An intermediate control task where a spherical payload is attached to the drone. The goal for the agent is to hover the payload at a target position.

Observation#

  • drone_payload_rpos (3): The position of the drone relative to the payload’s position.

  • ref_payload_rpos (3): The reference positions of the payload at multiple future time steps. This helps the agent anticipate the desired payload trajectory.

  • drone_state (16 + num_rotors): The basic information of the drone (except its position), containing its rotation (in quaternion), velocities (linear and angular), heading and up vectors, and the current throttle.

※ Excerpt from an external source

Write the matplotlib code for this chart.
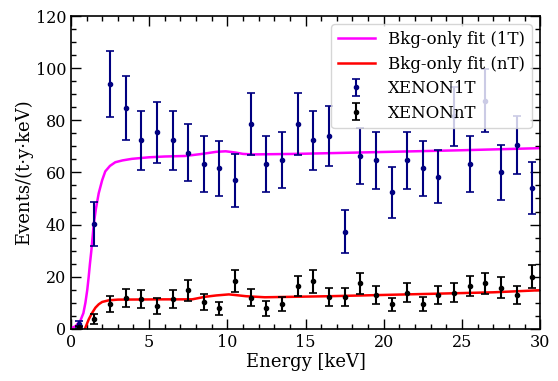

  • payload_vels (6): The linear and angular velocities of the payload.

  • time_encoding (optional): The time encoding, which is a 4-dimensional vector encoding the current progress of the episode.

Reward#

  • pos: Reward for maintaining the position of the payload around the target position.

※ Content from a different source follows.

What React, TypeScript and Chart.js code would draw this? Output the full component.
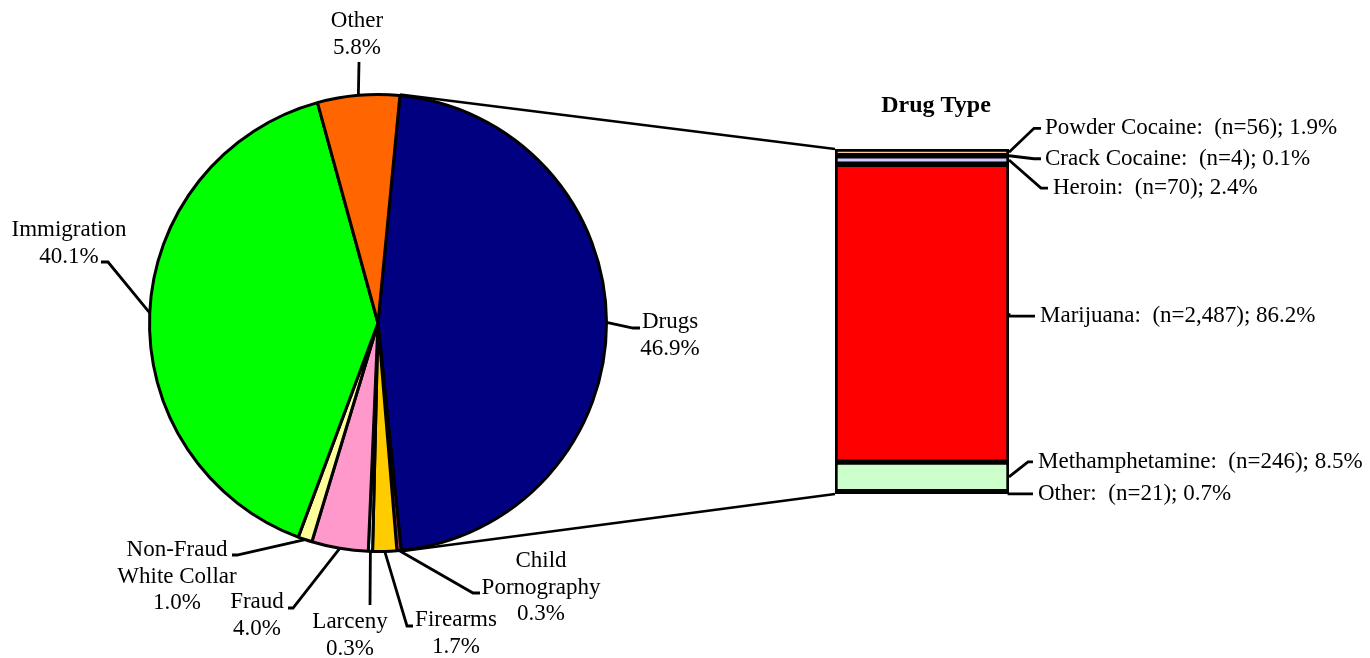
import React, { useEffect, useRef } from "react";
import { Chart, registerables } from "chart.js";

Chart.register(...registerables);

// ---------- Data ----------
const offenseNames = [
  "Drugs",
  "Child Pornography",
  "Firearms",
  "Larceny",
  "Fraud",
  "Non-Fraud White Collar",
  "Immigration",
  "Other",
];
const offenseLabelLines = [
  ["Drugs", "46.9%"],
  ["Child", "Pornography", "0.3%"],
  ["Firearms", "1.7%"],
  ["Larceny", "0.3%"],
  ["Fraud", "4.0%"],
  ["Non-Fraud", "White Collar", "1.0%"],
  ["Immigration", "40.1%"],
  ["Other", "5.8%"],
];
const offensePercents = [46.9, 0.3, 1.7, 0.3, 4.0, 1.0, 40.1, 5.8];
const offenseColors = [
  "#000080",
  "#993366",
  "#FFCC00",
  "#CCFFFF",
  "#FF99CC",
  "#FFFF99",
  "#00FF00",
  "#FF6600",
];

const drugTitle = "Drug Type";
const drugTypes = [
  "Powder Cocaine",
  "Crack Cocaine",
  "Heroin",
  "Marijuana",
  "Methamphetamine",
  "Other",
];
const drugCounts = [56, 4, 70, 2487, 246, 21];
const drugPercents = [1.9, 0.1, 2.4, 86.2, 8.5, 0.7];
const drugColors = ["#FFCC99", "#000000", "#CCCCFF", "#FF0000", "#CCFFCC", "#000000"];

// ---------- Layout (label placement only) ----------
// offsets relative to pie center: text center of first line, elbow point, tick end
const pieLabelLayout = [
  { tx: 292, ty: -1, ex: 255, ey: 5, hx: 262 },
  { tx: 163, ty: 238, ex: 95, ey: 270, hx: 102 },
  { tx: 78, ty: 297, ex: 29, ey: 303, hx: 35 },
  { tx: -28, ty: 299, ex: -8, ey: 282, hx: -8 },
  { tx: -121, ty: 279, ex: -85, ey: 285, hx: -90 },
  { tx: -201, ty: 227, ex: -141, ey: 232, hx: -146 },
  { tx: -309, ty: -93, ex: -270, ey: -61, hx: -277 },
  { tx: -21, ty: -302, ex: -19, ey: -261, hx: -19 },
];
// relative to bar right edge / segment middle
const barLabelLayout = [
  { dy: -24, elbow: 25, tick: 32, text: 36 },
  { dy: 3, elbow: 25, tick: 32, text: 36 },
  { dy: 28, elbow: 32, tick: 39, text: 44 },
  { dy: 3, elbow: 0, tick: 26, text: 31 },
  { dy: -15, elbow: 19, tick: 24, text: 29 },
  { dy: 1, elbow: 0, tick: 24, text: 29 },
];
const barBorderWidths = [3, 0, 3, 3, 3, 0];

const FONT = "23px 'Liberation Serif', 'Times New Roman', serif";
const LINE_H = 26.5;
const LEADER_W = 2.8;

export default function App() {
  const pieRef = useRef<HTMLCanvasElement | null>(null);
  const barRef = useRef<HTMLCanvasElement | null>(null);

  useEffect(() => {
    if (!pieRef.current || !barRef.current) return;

    const pieLabelsPlugin = {
      id: "pieLabels",
      afterDraw(chart: any) {
        const ctx = chart.ctx;
        const meta = chart.getDatasetMeta(0);
        ctx.save();
        ctx.font = FONT;
        ctx.fillStyle = "#000";
        ctx.strokeStyle = "#000";
        ctx.lineWidth = LEADER_W;
        ctx.textAlign = "center";
        ctx.textBaseline = "middle";
        meta.data.forEach((arc: any, i: number) => {
          const cx = arc.x;
          const cy = arc.y;
          const mid = (arc.startAngle + arc.endAngle) / 2;
          const r = arc.outerRadius;
          const px = cx + Math.cos(mid) * r;
          const py = cy + Math.sin(mid) * r;
          const L = pieLabelLayout[i];
          ctx.beginPath();
          ctx.moveTo(px, py);
          ctx.lineTo(cx + L.ex, cy + L.ey);
          ctx.lineTo(cx + L.hx, cy + L.ey);
          ctx.stroke();
          offenseLabelLines[i].forEach((line, k) => {
            ctx.fillText(line, cx + L.tx, cy + L.ty + k * LINE_H);
          });
        });
        ctx.restore();
      },
    };

    const pie = new Chart(pieRef.current, {
      type: "pie",
      data: {
        labels: offenseNames,
        datasets: [
          {
            data: offensePercents,
            backgroundColor: offenseColors,
            borderColor: "#000",
            borderWidth: 3,
          },
        ],
      },
      options: {
        responsive: false,
        animation: false,
        events: [],
        rotation: 5.5,
        layout: { padding: { left: 148, top: 93, right: 1370 - 148 - 460, bottom: 658 - 93 - 460 } },
        plugins: { legend: { display: false }, tooltip: { enabled: false } },
      },
      plugins: [pieLabelsPlugin],
    } as any);

    const barLabelsPlugin = {
      id: "barLabels",
      afterDraw(chart: any) {
        const ctx = chart.ctx;
        const n = drugTypes.length;
        ctx.save();
        ctx.strokeStyle = "#000";
        ctx.fillStyle = "#000";
        ctx.lineWidth = LEADER_W;

        // segments: datasets are bottom-to-top (reversed)
        const segs = drugTypes.map((_, i) => chart.getDatasetMeta(n - 1 - i).data[0] as any);
        const topEl = segs[0];
        const botEl = segs[n - 1];
        const left = topEl.x - topEl.width / 2;
        const right = topEl.x + topEl.width / 2;
        const top = Math.min(topEl.y, topEl.base);
        const bottom = Math.max(botEl.y, botEl.base);

        // title
        ctx.font = "bold 24px 'Liberation Serif', 'Times New Roman', serif";
        ctx.textAlign = "center";
        ctx.textBaseline = "middle";
        ctx.fillText(drugTitle, (left + right) / 2 + 14, top - 43);

        // labels
        ctx.font = FONT;
        ctx.textAlign = "left";
        segs.forEach((el: any, i: number) => {
          const midY = (el.y + el.base) / 2;
          const L = barLabelLayout[i];
          const ly = midY + L.dy;
          ctx.beginPath();
          ctx.moveTo(right, midY);
          ctx.lineTo(right + L.elbow, ly);
          ctx.lineTo(right + L.tick, ly);
          ctx.stroke();
          const txt = `${drugTypes[i]}:  (n=${drugCounts[i].toLocaleString("en-US")}); ${drugPercents[i].toFixed(1)}%`;
          ctx.fillText(txt, right + L.text, ly);
        });

        // connector lines from the Drugs slice to the bar
        const arc: any = pie.getDatasetMeta(0).data[0];
        if (arc) {
          const r = arc.outerRadius + 1;
          const sx = arc.x + Math.cos(arc.startAngle) * r;
          const sy = arc.y + Math.sin(arc.startAngle) * r;
          const exx = arc.x + Math.cos(arc.endAngle) * r;
          const eyy = arc.y + Math.sin(arc.endAngle) * r;
          ctx.lineWidth = 2.4;
          ctx.beginPath();
          ctx.moveTo(sx, sy);
          ctx.lineTo(left, top);
          ctx.moveTo(exx, eyy);
          ctx.lineTo(left, bottom);
          ctx.stroke();
        }
        ctx.restore();
      },
    };

    const stackTotal = drugPercents.reduce((a, b) => a + b, 0);
    const bar = new Chart(barRef.current, {
      type: "bar",
      data: {
        labels: [drugTitle],
        datasets: drugTypes
          .map((name, i) => ({
            label: name,
            data: [drugPercents[i]],
            backgroundColor: drugColors[i],
            borderColor: "#000",
            borderWidth: barBorderWidths[i],
            borderSkipped: false,
            categoryPercentage: 1,
            barPercentage: 1,
          }))
          .reverse(),
      },
      options: {
        responsive: false,
        animation: false,
        events: [],
        layout: { padding: { left: 835, top: 149, right: 1370 - 1009, bottom: 658 - 494 } },
        scales: {
          x: { stacked: true, display: false },
          y: { stacked: true, display: false, min: 0, max: stackTotal },
        },
        plugins: { legend: { display: false }, tooltip: { enabled: false } },
      },
      plugins: [barLabelsPlugin],
    } as any);

    return () => {
      bar.destroy();
      pie.destroy();
    };
  }, []);

  const canvasStyle: React.CSSProperties = {
    position: "absolute",
    left: 0,
    top: 0,
    width: 1370,
    height: 658,
  };

  return (
    <div style={{ position: "absolute", left: 0, top: 0, width: 1370, height: 658, background: "#fff" }}>
      <canvas ref={pieRef} width={1370} height={658} style={canvasStyle} />
      <canvas ref={barRef} width={1370} height={658} style={canvasStyle} />
    </div>
  );
}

  • up: Reward for maintaining an upright orientation.

  • effort: Reward computed from the effort of the drone to optimize the energy consumption.

  • spin: Reward computed from the spin of the drone to discourage spinning.

  • action_smoothness: Reward that encourages smoother drone actions, computed based on the throttle difference of the drone.

The total reward is computed as follows:

\[r = r_\text{pos} + r_\text{pos} * (r_\text{up} + r_\text{spin}) + r_\text{effort} + r_\text{action_smoothness}\]

Episode End#

The episode ends when the drone gets too close to the ground, or when the payload gets too close to the ground, or when the maximum episode length is reached.

Config#

Parameter

Type

Default

Description

drone_model

str

“hummingbird”

Specifies the model of the drone being used in the environment.

bar_length

float

1.0

Length of the pendulum’s bar.

reward_distance_scale

float

1.6

Scales the reward based on target_payload_rpos.

time_encoding

bool

True

Indicates whether to include time encoding in the observation space. If set to True, a 4-dimensional vector encoding the current progress of the episode is included in the observation. If set to False, this feature is not included.